Type out the data exactly as given. Skip any image.
%%
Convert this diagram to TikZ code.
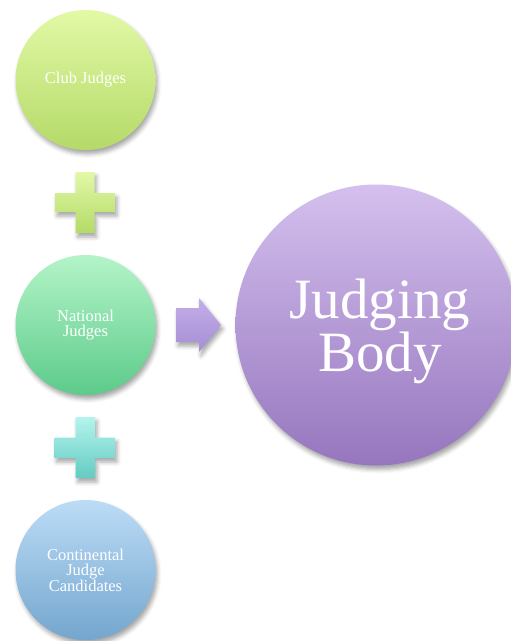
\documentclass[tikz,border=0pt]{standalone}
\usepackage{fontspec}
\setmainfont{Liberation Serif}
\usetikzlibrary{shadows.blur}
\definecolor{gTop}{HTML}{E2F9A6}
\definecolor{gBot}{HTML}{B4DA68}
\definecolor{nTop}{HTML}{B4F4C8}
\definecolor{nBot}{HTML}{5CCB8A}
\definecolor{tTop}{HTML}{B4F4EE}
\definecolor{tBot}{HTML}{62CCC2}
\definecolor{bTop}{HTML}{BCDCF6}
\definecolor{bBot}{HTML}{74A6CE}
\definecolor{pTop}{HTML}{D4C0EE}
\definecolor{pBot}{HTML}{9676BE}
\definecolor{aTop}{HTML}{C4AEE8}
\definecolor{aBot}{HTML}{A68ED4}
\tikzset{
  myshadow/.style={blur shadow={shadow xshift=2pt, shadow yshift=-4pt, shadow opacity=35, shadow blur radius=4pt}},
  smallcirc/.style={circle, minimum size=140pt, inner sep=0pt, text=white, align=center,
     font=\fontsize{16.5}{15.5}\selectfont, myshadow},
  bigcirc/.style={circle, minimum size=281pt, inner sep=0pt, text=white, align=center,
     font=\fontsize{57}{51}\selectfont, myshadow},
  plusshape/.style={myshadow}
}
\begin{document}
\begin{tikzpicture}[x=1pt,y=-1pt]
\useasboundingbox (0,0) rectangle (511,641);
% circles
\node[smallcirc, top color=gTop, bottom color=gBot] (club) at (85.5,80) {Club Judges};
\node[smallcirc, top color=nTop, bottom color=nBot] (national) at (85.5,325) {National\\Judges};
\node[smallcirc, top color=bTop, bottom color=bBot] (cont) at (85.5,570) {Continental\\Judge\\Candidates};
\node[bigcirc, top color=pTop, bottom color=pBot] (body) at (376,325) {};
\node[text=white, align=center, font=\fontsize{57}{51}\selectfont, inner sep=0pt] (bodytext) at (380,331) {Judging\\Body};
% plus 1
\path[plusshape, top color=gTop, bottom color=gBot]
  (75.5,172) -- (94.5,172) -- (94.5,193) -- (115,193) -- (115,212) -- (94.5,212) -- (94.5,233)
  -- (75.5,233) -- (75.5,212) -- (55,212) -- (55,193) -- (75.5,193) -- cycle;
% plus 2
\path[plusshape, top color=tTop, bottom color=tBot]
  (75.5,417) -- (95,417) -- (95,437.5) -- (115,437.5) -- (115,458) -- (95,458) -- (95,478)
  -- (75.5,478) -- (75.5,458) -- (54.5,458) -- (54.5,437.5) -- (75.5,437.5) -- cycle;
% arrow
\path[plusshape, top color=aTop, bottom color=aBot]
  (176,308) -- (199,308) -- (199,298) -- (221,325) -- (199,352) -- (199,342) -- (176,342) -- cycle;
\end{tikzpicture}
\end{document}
%%
§ Final answer
Convert this diagram to TikZ code.
\documentclass[tikz,border=0pt]{standalone}
\usepackage{fontspec}
\setmainfont{Liberation Serif}
\usetikzlibrary{shadows.blur}
\definecolor{gTop}{HTML}{E2F9A6}
\definecolor{gBot}{HTML}{B4DA68}
\definecolor{nTop}{HTML}{B4F4C8}
\definecolor{nBot}{HTML}{5CCB8A}
\definecolor{tTop}{HTML}{B4F4EE}
\definecolor{tBot}{HTML}{62CCC2}
\definecolor{bTop}{HTML}{BCDCF6}
\definecolor{bBot}{HTML}{74A6CE}
\definecolor{pTop}{HTML}{D4C0EE}
\definecolor{pBot}{HTML}{9676BE}
\definecolor{aTop}{HTML}{C4AEE8}
\definecolor{aBot}{HTML}{A68ED4}
\tikzset{
  myshadow/.style={blur shadow={shadow xshift=2pt, shadow yshift=-4pt, shadow opacity=35, shadow blur radius=4pt}},
  smallcirc/.style={circle, minimum size=140pt, inner sep=0pt, text=white, align=center,
     font=\fontsize{16.5}{15.5}\selectfont, myshadow},
  bigcirc/.style={circle, minimum size=281pt, inner sep=0pt, text=white, align=center,
     font=\fontsize{57}{51}\selectfont, myshadow},
  plusshape/.style={myshadow}
}
\begin{document}
\begin{tikzpicture}[x=1pt,y=-1pt]
\useasboundingbox (0,0) rectangle (511,641);
% circles
\node[smallcirc, top color=gTop, bottom color=gBot] (club) at (85.5,80) {Club Judges};
\node[smallcirc, top color=nTop, bottom color=nBot] (national) at (85.5,325) {National\\Judges};
\node[smallcirc, top color=bTop, bottom color=bBot] (cont) at (85.5,570) {Continental\\Judge\\Candidates};
\node[bigcirc, top color=pTop, bottom color=pBot] (body) at (376,325) {};
\node[text=white, align=center, font=\fontsize{57}{51}\selectfont, inner sep=0pt] (bodytext) at (380,331) {Judging\\Body};
% plus 1
\path[plusshape, top color=gTop, bottom color=gBot]
  (75.5,172) -- (94.5,172) -- (94.5,193) -- (115,193) -- (115,212) -- (94.5,212) -- (94.5,233)
  -- (75.5,233) -- (75.5,212) -- (55,212) -- (55,193) -- (75.5,193) -- cycle;
% plus 2
\path[plusshape, top color=tTop, bottom color=tBot]
  (75.5,417) -- (95,417) -- (95,437.5) -- (115,437.5) -- (115,458) -- (95,458) -- (95,478)
  -- (75.5,478) -- (75.5,458) -- (54.5,458) -- (54.5,437.5) -- (75.5,437.5) -- cycle;
% arrow
\path[plusshape, top color=aTop, bottom color=aBot]
  (176,308) -- (199,308) -- (199,298) -- (221,325) -- (199,352) -- (199,342) -- (176,342) -- cycle;
\end{tikzpicture}
\end{document}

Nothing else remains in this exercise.